ASFA
Divination Systems In Africa And The Theory Of Deterministic Chaos
Taking into consideration the idea that reality is made up of information, divination systems in Africa can be recognized as methods of decoding this information. The operational attitude adopted by these systems repudiates any belief in coincidences, accidents and randomness, allowing the divining practitioner access to spiritual realms where the past, present and future are said to exist simultaneously. One of these methods includes inducing a state of trance through rhythm and dance, initiating communion relations with beings known to exist in what the rationally compelling author Joseph Campbell would call, the inner reaches of outer space.

Chaos theory is the study of random, unpredictable behaviour within systems ruled by deterministic laws.
According to the work of mathematician Edward Lorenz, certain deterministic systems have a formal limit of predictability, where minuscule differences result in huge effects that render systems unrecognizable. This is popularly referred to as the butterfly effect.
In the same way mathematicians seek to find equations for processes embedded in our natural world, the divining magician - also seen as a cognitive scientist, extracts coherent meaning out of what appears as chaos. Colonialism reduced African divination systems to primitive superstition, denouncing them as pillars of Satan's kingdom and thus negating their power in accessing and organizing information, breaking limiting thought patterns and generating new associations through non-discursive thinking. These practices were keenly developed over a long period of time to enable human consciousness access the full potential of its complex unconscious processes.

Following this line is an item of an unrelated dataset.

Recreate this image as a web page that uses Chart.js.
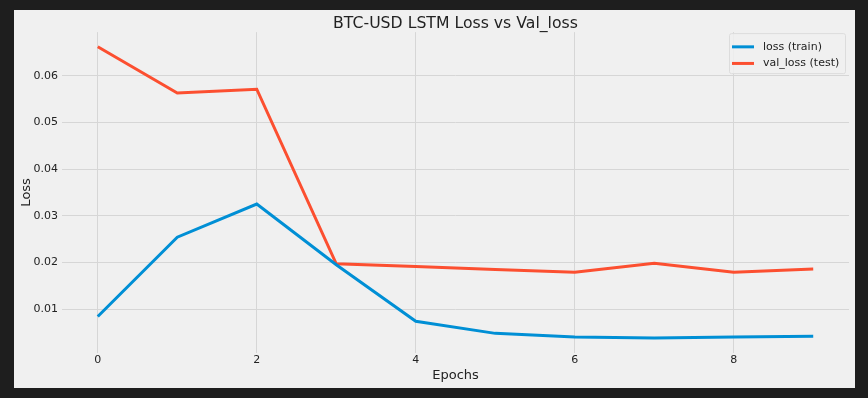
<!DOCTYPE html>
<html>
<head>
<meta charset="utf-8">
<script src="https://cdn.jsdelivr.net/npm/chart.js@4"></script>
<style>
  html, body { margin: 0; padding: 0; background: #1e1e1e; }
  #wrap { position: absolute; left: 14px; top: 10px; width: 841px; height: 378px; background: #f0f0f0; }
</style>
</head>
<body>
<div id="wrap"><canvas id="lossChart"></canvas></div>
<script>
const epochs = [0, 1, 2, 3, 4, 5, 6, 7, 8, 9];
const loss = [0.0084, 0.0254, 0.0325, 0.0195, 0.0074, 0.0048, 0.0040, 0.0038, 0.0040, 0.0042];
const valLoss = [0.0662, 0.0563, 0.0571, 0.0197, 0.0191, 0.0185, 0.0179, 0.0198, 0.0179, 0.0186];
const xTicks = [0, 2, 4, 6, 8];
const yTicks = [0.01, 0.02, 0.03, 0.04, 0.05, 0.06];
const seriesNames = ["loss (train)", "val_loss (test)"];

const FONT = "'DejaVu Sans', sans-serif";
const TEXT = "#222222";
const GRID = "#d6d6d6";

// matplotlib-style legend box in the upper right corner of the plot
const legendBox = {
  id: "legendBox",
  afterDatasetsDraw(chart) {
    const ctx = chart.ctx;
    const area = chart.chartArea;
    const w = 116, h = 40;
    const x = area.right - 4 - w, y = area.top + 1;
    ctx.save();
    ctx.beginPath();
    ctx.roundRect(x + 0.5, y + 0.5, w, h, 2);
    ctx.fillStyle = "rgba(240,240,240,0.85)";
    ctx.fill();
    ctx.strokeStyle = "#dcdcdc";
    ctx.lineWidth = 1;
    ctx.stroke();
    chart.data.datasets.forEach((ds, i) => {
      const cy = y + 13.7 + i * 16.6;
      ctx.beginPath();
      ctx.moveTo(x + 3, cy);
      ctx.lineTo(x + 25, cy);
      ctx.strokeStyle = ds.borderColor;
      ctx.lineWidth = 3;
      ctx.stroke();
      ctx.fillStyle = TEXT;
      ctx.font = "11px " + FONT;
      ctx.textBaseline = "middle";
      ctx.fillText(ds.label, x + 34, cy);
    });
    ctx.restore();
  }
};

const ctx = document.getElementById("lossChart").getContext("2d");
new Chart(ctx, {
  type: "line",
  data: {
    datasets: [
      {
        label: seriesNames[0],
        data: epochs.map((e, i) => ({ x: e, y: loss[i] })),
        borderColor: "#008fd5",
        borderWidth: 3,
        pointRadius: 0,
        tension: 0,
        fill: false
      },
      {
        label: seriesNames[1],
        data: epochs.map((e, i) => ({ x: e, y: valLoss[i] })),
        borderColor: "#fc4f30",
        borderWidth: 3,
        pointRadius: 0,
        tension: 0,
        fill: false
      }
    ]
  },
  options: {
    responsive: true,
    maintainAspectRatio: false,
    animation: false,
    layout: { padding: { left: 0, right: 6, top: 0, bottom: 0 } },
    plugins: {
      legend: { display: false },
      tooltip: { enabled: false },
      title: {
        display: true,
        text: "BTC-USD LSTM Loss vs Val_loss",
        fullSize: false,
        color: TEXT,
        font: { family: FONT, size: 15.7, weight: "normal" },
        padding: { top: 4.6, bottom: -1.3 }
      }
    },
    scales: {
      x: {
        type: "linear",
        min: -0.45,
        max: 9.45,
        afterBuildTicks: scale => { scale.ticks = xTicks.map(v => ({ value: v })); },
        afterFit: scale => { scale.height = 35.4; },
        grid: { color: GRID, lineWidth: 1, drawTicks: false },
        border: { display: false },
        ticks: { color: TEXT, font: { family: FONT, size: 11 }, padding: 1, maxRotation: 0 },
        title: {
          display: true,
          text: "Epochs",
          color: TEXT,
          font: { family: FONT, size: 13 },
          padding: { top: 0, bottom: 4.5 }
        }
      },
      y: {
        type: "linear",
        min: 0.00068,
        max: 0.06932,
        afterBuildTicks: scale => { scale.ticks = yTicks.map(v => ({ value: v })); },
        afterFit: scale => { scale.width = 48; },
        grid: { color: GRID, lineWidth: 1, drawTicks: false },
        border: { display: false },
        ticks: {
          color: TEXT,
          font: { family: FONT, size: 11 },
          padding: 4,
          callback: v => v.toFixed(2)
        },
        title: {
          display: true,
          text: "Loss",
          color: TEXT,
          font: { family: FONT, size: 13 },
          padding: { top: 4.5, bottom: 0 }
        }
      }
    }
  },
  plugins: [legendBox]
});
</script>
</body>
</html>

One of the more popular divination systems is Ifá, practiced by the Yoruba people of West Africa. Like other similar systems from the continent, Ifá is a living library of knowledge taught from one generation to the next through rituals built on binary numbers that fall in accord with the binary units of information forming our universe. Ifá teaches in poetic logic, where all solutions to life's problems are thought to be hidden in the network of relationships between various people, terrestrial elements and the unique dynamics that make up our individual and collective lives. One of a multitude of ways that chaos has been represented in many oral traditions in Africa, is as a malevolent trickster, whose role is to re-order perceptions and restructure the cognitive patterns inherent in our being.